La cosa più incredibile in questa storia raccontata da Harold Pinter nel 1963 è che i due protagonisti si amano. Così tanto da reinventarsi amanti, in diverse forme, nomi, orari della giornata. Così tanto da esserne gelosi, fino a farsi male, come se la necessità di un amante fittizio finisse col rivelare un bisogno reale. E se c’è quel bisogno, l’amore è tradito, più delle persone.
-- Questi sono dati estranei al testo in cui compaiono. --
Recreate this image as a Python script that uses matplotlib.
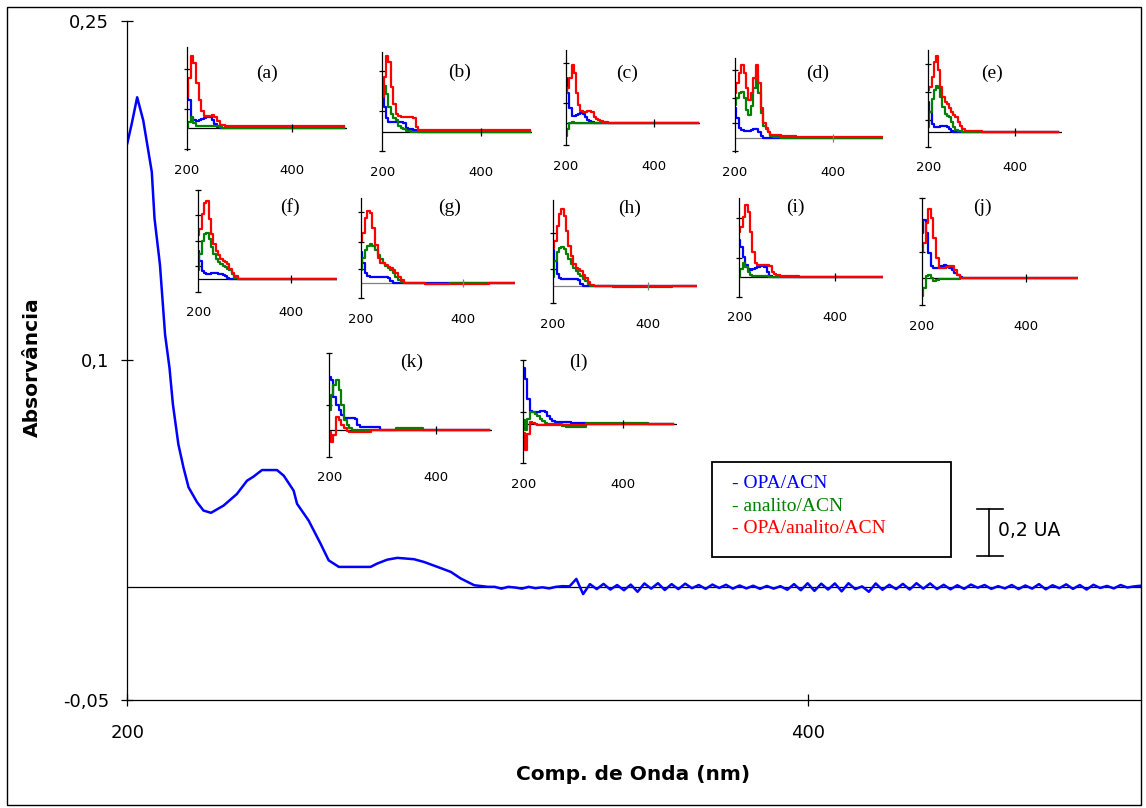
import numpy as np
import matplotlib.pyplot as plt
from matplotlib.patches import Rectangle
from matplotlib.lines import Line2D

plt.rcParams['font.family'] = 'DejaVu Sans'

# ---------------- espectro principal (OPA/ACN) ----------------
wl_main = [200, 201.3, 202.9, 204.7, 207.2, 208.0, 209.6, 211.1, 212.4, 213.4,
           215.0, 216.5, 218.0, 220.5, 222.4, 224.6, 228.3, 232.2, 235.2, 237.1,
           239.6, 244.0, 246.0, 248.9, 249.9, 253.3, 256.8, 259.2, 262.2, 271.5,
           273.5, 276.4, 279.4, 284.3, 287.2, 291.2, 295.1, 298.0, 302.0, 306.0]
abs_main = [0.196, 0.2046, 0.2163, 0.206, 0.1833, 0.1628, 0.1423, 0.1115, 0.0968, 0.0807,
            0.0631, 0.0528, 0.044, 0.0374, 0.0337, 0.0327, 0.0359, 0.041, 0.0469, 0.0487,
            0.0516, 0.0516, 0.0491, 0.0425, 0.0367, 0.0293, 0.0191, 0.0117, 0.0088, 0.0088,
            0.0103, 0.012, 0.0128, 0.0122, 0.011, 0.0088, 0.0066, 0.0037, 0.0007, 0.0]

# ruido da linha de base (mUA), de 308 a 498 nm
wl_ruido = np.arange(308, 499, 2)
ruido_mUA = [0, -0.8, 0, -0.3, -0.8, 0, -0.6, -0.2, -0.7, 0, 0.3, 0.2,
             3.5, -3.2, 1.2, -1.0, 1.3, -1.2, 0.8, -1.5, 1.0, -2.2, 1.5, -0.8,
             1.6, -1.4, 1.2, -1.0, 1.4, -0.6, 0.8, -0.9, 1.0, -0.5, 0.9, -0.8,
             0.6, -0.7, 0.5, -0.9, 0.4, -0.8, 0.3, -1.3, 1.2, -1.5, 1.6, -1.8,
             1.4, -1.2, 1.5, -2.0, 1.6, -1.0, 0.2, -2.2, 1.5, -1.3, 0.9, -1.0,
             1.3, -1.2, 1.6, -0.8, 1.5, -1.0, 0.9, -1.1, 0.7, -0.9, 1.0, -0.4,
             0.8, -0.9, 0.3, -0.7, 0.8, -1.0, 0.6, -0.8, 1.2, -1.1, 0.7, -0.6,
             1.1, -0.9, 0.8, -1.2, 0.9, -0.5, 0.4, -0.7, 0.8, -0.3, 0.2, 0.5]

# ---------------- espectros dos insertos (unidades relativas) ----------------
grade = [200, 205, 210, 215, 220, 225, 230, 235, 240, 245, 250,
         255, 260, 265, 270, 275, 280, 290, 300, 350, 400, 500]

a_azul = [45, 28, 10, 8, 7, 8, 9, 10, 11, 11, 8, 4, 1, 0.5, 0.5, 0.5, 0.5, 0.5, 0.5, 0, 0, 0]
a_verde = [0, 6, 11, 5, 2, 2, 2, 2, 2, 2, 2, 2, 2, 1, 0, 0, 0, 0, 0, 0, 0, 0]
a_verm = [31, 50, 72, 65, 45, 28, 17, 12, 12, 12, 13, 11, 7, 3, 3, 2, 2, 2, 2, 2, 2, 2]

b_azul = [45, 25, 14, 10, 10, 10, 10, 10, 10, 9, 4, 3, 3, 2, 1, 0, 0, 0, 0, 0, 0, 0]
b_verde = [40, 46, 38, 25, 18, 14, 12, 6, 4, 3, 1, 0.5, 0, 0, 0, 0, 0, 0, 0, 0, 0, 0]
b_verm = [35, 55, 76, 70, 45, 28, 18, 16, 15, 15, 15, 15, 15, 14, 5, 2, 1.5, 1.5, 1.5, 1.5, 1.5, 1.5]

c_azul = [45, 30, 15, 7, 7, 8, 9, 10, 9, 6, 3, 2, 1, 0, 0, 0, 0, 0, 0, 0, 0, 0]
c_verde = [-13, -6, 0, 1.6, 0.5, 0.5, 0.5, 0.5, 0.5, 0.5, 0.5, 0, 0, 0, 0, 0, 0, 0, 0, 0, 0, 0]
c_verm = [30, 35, 45, 58, 50, 30, 18, 12, 11, 11, 12, 12.6, 11, 6, 4, 3, 2, 1, 0.5, 0, 0, 0]

d_azul = [30, 20, 10, 8, 7, 7, 7, 8, 9, 9, 6, 2, 0, 0, 0, 0, 0, 0, 0, 0, 0, 0]
d_verde = [33, 40, 45, 46, 40, 28, 23, 32, 50, 63, 45, 25, 12, 9, 6, 2, 1, 1, 0, 0, 0, 0]
d_verm = [45, 55, 65, 73, 65, 50, 38, 45, 60, 73, 55, 30, 15, 10, 6, 3, 3, 3, 2, 1, 1, 1]

e_azul = [30, 20, 8, 5, 5, 5, 6, 6, 6, 5, 3, 1, 0, 0, 0, 0, 0, 0, 0, 0, 0, 0]
e_verde = [5, 20, 33, 42, 46, 44, 35, 25, 18, 16, 15, 10, 5, 2, 1, 0.5, 0, 0, 0, 0, 0, 0]
e_verm = [42, 45, 55, 70, 76, 62, 45, 35, 30, 28, 24, 20, 17, 15, 10, 6, 3, 1, 0.5, 0, 0, 0]

f_azul = [28, 18, 8, 6, 5, 5, 6, 6, 6, 5, 5, 4, 3, 1, 0.5, 0, 0, 0, 0, 0, 0, 0]
f_verde = [9, 25, 38, 45, 46, 40, 32, 25, 20, 17, 15, 13, 12, 10, 9, 5, 1, 0, 0, 0, 0, 0]
f_verm = [44, 50, 65, 76, 78, 60, 45, 35, 28, 24, 20, 18, 17, 15, 10, 6, 3, 0.5, 0, 0, 0, 0]

g_azul = [31, 20, 10, 7, 6, 6, 6, 6, 6, 6, 6, 5, 2, 0.5, 0, 0, 0, 0, 0, 0, 0, 0]
g_verde = [13, 25, 33, 37, 39, 37, 33, 28, 24, 20, 17, 15, 13, 10, 6, 3, 1, 0, 0, -1, 0, 0]
g_verm = [42, 50, 65, 72, 70, 55, 38, 25, 20, 20, 18, 16, 15, 13, 10, 6, 3, 0, 0, -1, -1, 0]

h_azul = [36, 25, 12, 8, 7, 7, 7, 7, 7, 7, 7, 6, 2, 0.5, 0, 0, 0, 0, 0, 0, 0, 0]
h_verde = [9, 25, 34, 38, 39, 37, 32, 27, 22, 18, 15, 12, 10, 7, 5, 2, 0.5, 0, 0, 0, -1, 0]
h_verm = [38, 45, 60, 72, 77, 70, 55, 40, 30, 22, 18, 17, 15, 11, 8, 4, 1, 0, 0, -1, 0, 0]

i_azul = [37, 30, 20, 12, 8, 7, 8, 9, 10, 11, 11, 10, 5, 1, 0, 0, 0, 0, 0, 0, 0, 0]
i_verde = [0, 8, 14, 10, 5, 2, 1, 1, 1, 1, 1, 1, 1, 0.5, 0, 0, 0, 0, 0, 0, 0, 0]
i_verm = [45, 50, 60, 72, 65, 45, 25, 14, 12, 12, 12, 12, 12, 11, 5, 3, 2, 1, 1, 0, 0, 0]

j_azul = [45, 58, 45, 25, 12, 10, 10, 11, 12, 13, 12, 10, 8, 5, 3, 1, 0, 0, 0, 0, 0, 0]
j_verde = [-18, -10, 2, 3, 0, -3, -2, -1, -1, -1, -1, -1, -1, -1, -1, 0, 0, 0, 0, 0, 0, 0]
j_verm = [26, 35, 55, 69, 60, 40, 20, 10, 10, 10, 11, 12, 12, 8, 3, 0.5, 0, 0, 0, 0, 0, 0]

k_azul = [53, 50, 33, 25, 20, 15, 12, 12, 12, 12, 11, 5, 3, 3, 3, 3, 3, 3, 0, 0, 0, 0]
k_verde = [20, 35, 45, 50, 40, 25, 10, 5, 2, 0.5, 0, 0, 0, 0, 0, 0, 0, 0, 0, 2, 0, 0]
k_verm = [-2, -12, -5, 13, 10, 5, 2, -1, -1.7, -1.7, -1.7, -1.7, -1.7, -1.7, -1.7, -1.7, 0, 0, 0, 0, 0, 0]

l_azul = [56, 45, 25, 13, 12, 12, 12, 13, 13, 12, 8, 5, 3, 2, 2, 2, 2, 2, 1, 0, 0, 0]
l_verde = [4, -6, 5, 12, 12, 10, 8, 5, 3, 1, 0, 0, 0, 0, 0, 0, -2, -3, -3, 1, 1, 0]
l_verm = [-9, -26, -10, 2, 1, 0, -1, -1, -1, -1, -1, -1, -1, -1, -1, -1, -1, -1, -1, 0, 0, 0]

series = {
    'a': (a_azul, a_verde, a_verm), 'b': (b_azul, b_verde, b_verm),
    'c': (c_azul, c_verde, c_verm), 'd': (d_azul, d_verde, d_verm),
    'e': (e_azul, e_verde, e_verm), 'f': (f_azul, f_verde, f_verm),
    'g': (g_azul, g_verde, g_verm), 'h': (h_azul, h_verde, h_verm),
    'i': (i_azul, i_verde, i_verm), 'j': (j_azul, j_verde, j_verm),
    'k': (k_azul, k_verde, k_verm), 'l': (l_azul, l_verde, l_verm),
}

# posicao dos insertos em pixels: x200, topo, base, zero, x400, direita, titulo(x, y), ticks y
layout = {
    'a': (186.7, 47, 150, 128.3, 291.7, 347, (266.7, 73), [59, 19.3, -20.7]),
    'b': (382.3, 51.7, 151, 131.7, 481, 532, (460, 72), [61, 20.7, -19.3]),
    'c': (566, 50, 145, 123.3, 654, 700, (626.7, 73), [60.6, 20.6, -21.7]),
    'd': (735, 58.3, 151.7, 138.3, 832.7, 883, (818, 73), [68, 40, 15, -13]),
    'e': (928.3, 50, 146.7, 131.7, 1015, 1061.7, (992, 73), [67.7, 40, 11.7, -15]),
    'f': (198.3, 190, 291.7, 279.3, 290.7, 336.7, (290, 207), [89.3, 64.3, 38.3, 13.3, -12.4]),
    'g': (361, 198.3, 298.3, 283.3, 463, 515, (450, 207), [71.6, 41.6, 14, -15]),
    'h': (553, 200, 303.3, 286, 648.3, 696.7, (630, 208), [52.7, 16.7, -17.3]),
    'i': (739.3, 198.3, 296.7, 277.3, 835, 883.3, (795, 207), [59, 19, -19.4]),
    'j': (921.7, 198.3, 305, 278.3, 1026, 1078.3, (982, 207), [80, 26.6, -26.7]),
    'k': (329.3, 353.3, 456.7, 430, 436, 491.7, (411.7, 362), [76.7, 25, -26.7]),
    'l': (523.3, 360, 463.3, 424, 623.3, 676.7, (578.3, 362), [64, 12.3, -39.3]),
}

W, H = 1146, 808
fig = plt.figure(figsize=(W / 100, H / 100), dpi=100)


def fx(x):
    return x / W


def fy(y):
    return 1 - y / H


# moldura externa
fig.patches.append(Rectangle((fx(7), fy(805)), fx(1141) - fx(7), fy(7) - fy(805),
                             transform=fig.transFigure, fill=False, lw=1, color='black'))

# grafico principal
L, T, R, B = 127.3, 21, 1141, 700
ax = fig.add_axes([fx(L), fy(B), fx(R) - fx(L), fy(T) - fy(B)])
ax.patch.set_alpha(0)
wl = np.concatenate([wl_main, wl_ruido])
ab = np.concatenate([abs_main, np.array(ruido_mUA) / 1000])
ax.axhline(0, color='black', lw=0.9)
ax.plot(wl, ab, color='#0000FF', lw=1.8)
ax.set_xlim(200, 498)
ax.set_ylim(-0.05, 0.25)
ax.set_yticks([-0.05, 0.1, 0.25])
ax.set_yticklabels(['-0,05', '0,1', '0,25'])
ax.set_xticks([200, 400])
ax.set_xticklabels(['200', '400'])
ax.spines[['top', 'right']].set_visible(False)
ax.spines[['left', 'bottom']].set_linewidth(0.9)
ax.tick_params(axis='y', direction='inout', length=8, width=0.9, labelsize=13, pad=9)
ax.tick_params(axis='x', direction='inout', length=8, width=0.9, labelsize=13, pad=13)

fig.text(fx(32.5), fy(367), 'Absorvância', rotation=90, ha='center', va='center',
         fontsize=14.5, fontweight='bold')
fig.text(fx(633), fy(775), 'Comp. de Onda (nm)', ha='center', va='center',
         fontsize=14.5, fontweight='bold')

# insertos
cores = ['#0000FF', '#008000', '#FF0000']
for nome, (x0, yt, yb, yz, x4, x1, (tx, ty), yt_px) in layout.items():
    axi = fig.add_axes([fx(x0), fy(yb), fx(x1) - fx(x0), fy(yt) - fy(yb)])
    axi.patch.set_alpha(0)
    base_cor = '#808080' if nome in 'dgh' else 'black'
    axi.axhline(0, color=base_cor, lw=0.9)
    for s, c in zip(series[nome], cores):
        axi.plot(grade, s, color=c, lw=1.6, drawstyle='steps-mid')
    axi.set_xlim(200, 200 + 200 * (x1 - x0) / (x4 - x0))
    axi.set_ylim(-(yb - yz), yz - yt)
    axi.spines[['top', 'right', 'bottom']].set_visible(False)
    axi.spines['left'].set_linewidth(0.9)
    axi.set_xticks([400])
    axi.set_xticklabels([])
    axi.set_yticks(yt_px)
    axi.set_yticklabels([])
    axi.tick_params(direction='inout', length=5, width=0.9)
    axi.xaxis.set_ticks_position('none')
    axi.plot([400], [0], marker='|', color=base_cor, ms=6, mew=0.9)
    trans = axi.get_xaxis_transform()
    for v in (200, 400):
        axi.text(v, -21 / (yb - yt), str(v), transform=trans, ha='center', va='center',
                 fontsize=9.5)
    fig.text(fx(tx), fy(ty), '(' + nome + ')', ha='center', va='center',
             family='Liberation Serif', fontsize=14)

# legenda
fig.patches.append(Rectangle((fx(711.7), fy(557.3)), fx(950.7) - fx(711.7), fy(461.7) - fy(557.3),
                             transform=fig.transFigure, fill=False, lw=1.3, color='black'))
legenda = ['- OPA/ACN', '- analito/ACN', '- OPA/analito/ACN']
for k, (txt, c) in enumerate(zip(legenda, cores)):
    fig.text(fx(731.7), fy(483.3 + 22.8 * k), txt, color=c, ha='left', va='center',
             family='Liberation Serif', fontsize=14)

# barra de escala 0,2 UA
for xs, ys in [((989.3, 989.3), (509.3, 556)), ((976.7, 1003.3), (509.3, 509.3)),
               ((976.7, 1003.3), (556, 556))]:
    fig.lines.append(Line2D([fx(x) for x in xs], [fy(y) for y in ys],
                            transform=fig.transFigure, color='black', lw=1.2))
fig.text(fx(998), fy(531), '0,2 UA', ha='left', va='center', fontsize=13.5)

fig.savefig('out.png', dpi=100)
Si amano probabilmente anche nella realtà, Elena Bucci e Marco Sgrosso, i due bravi attori delle Belle Bandiere, compagni d’arte dai tempi di Leo De Berardinis, poi fondatori nel 1992 di un proprio gruppo, di stanza a Russi (Ravenna), che ha fatto della messinscena dei classici contemporanei il proprio tratto distintivo. Lei è bellissima, diafana, quasi plastica nel danzare le sue emozioni, ansante dal desiderio di non svelare le carte in gioco. Lui, perfetto nel suo essere viscido, troppe pieghe sul viso per sembrar sincero, è il vero motore dell’azione: è lui che esce, va al lavoro, si traveste, fa domande impertinenti, accusa, ingiunge. Mentre lei “spolvera” sventolando due drappi di seta bianca. Una voce meccanica fuori scena racconta ciò che si vede e che si potrebbe vedere - come una didascalia radiofonica, come un disco che s’inceppa - e si ripete, amplificando l’ossessione e l’alienazione. La tensione. L’infelicità di lei, che trasfigura il suo matrimonio nelle visite pomeridiane di un amante affettuoso. La supponenza di lui, che trascorre i pomeriggi con una prostituta, per puro trastullo, poiché non cerca e non vuole altro che la grazia e l’eleganza di sua moglie, guardata e ammirata da tutti. Nonostante il clima di sospetto sia instillato dai suoni da thriller di sottofondo ai dialoghi, lo spettacolo regala nel complesso ben poche incertezze, e pochissima suspence, per lasciarsi dominare dall’atmosfera trasognata di una “Lady Jane”, dai Rolling Stones del ‘66, che lo percorre per intero, e dalla passione onirica di “Amsterdam blue”, dal soundtrack di Million dollar hotel.

  


 

Se l’amore viva e si rigeneri nelle bugie, è il dubbio che Pinter lascia che si insinui tra le note di tromba di Jon Hassel. Quando l’hanno insignito del Nobel per la Letteratura nel 2005, gli Accademici di Svezia hanno scritto: "nelle sue commedie [egli] scopre il baratro che sta sotto le chiacchiere di tutti i giorni e spinge ad entrare nelle stanze chiuse dell'oppressione". Alla fine, un brano dolcissimo e travolgente dal Köln Concert di Keith Jarrett commuove e induce a sperare nel finale mélo. Ma è pur sempre Pinter, e il suo modo sorridente e amaro di raccontare “le chiacchiere di tutti i giorni” già filtra nelle stanze chiuse di tutti gli spettatori.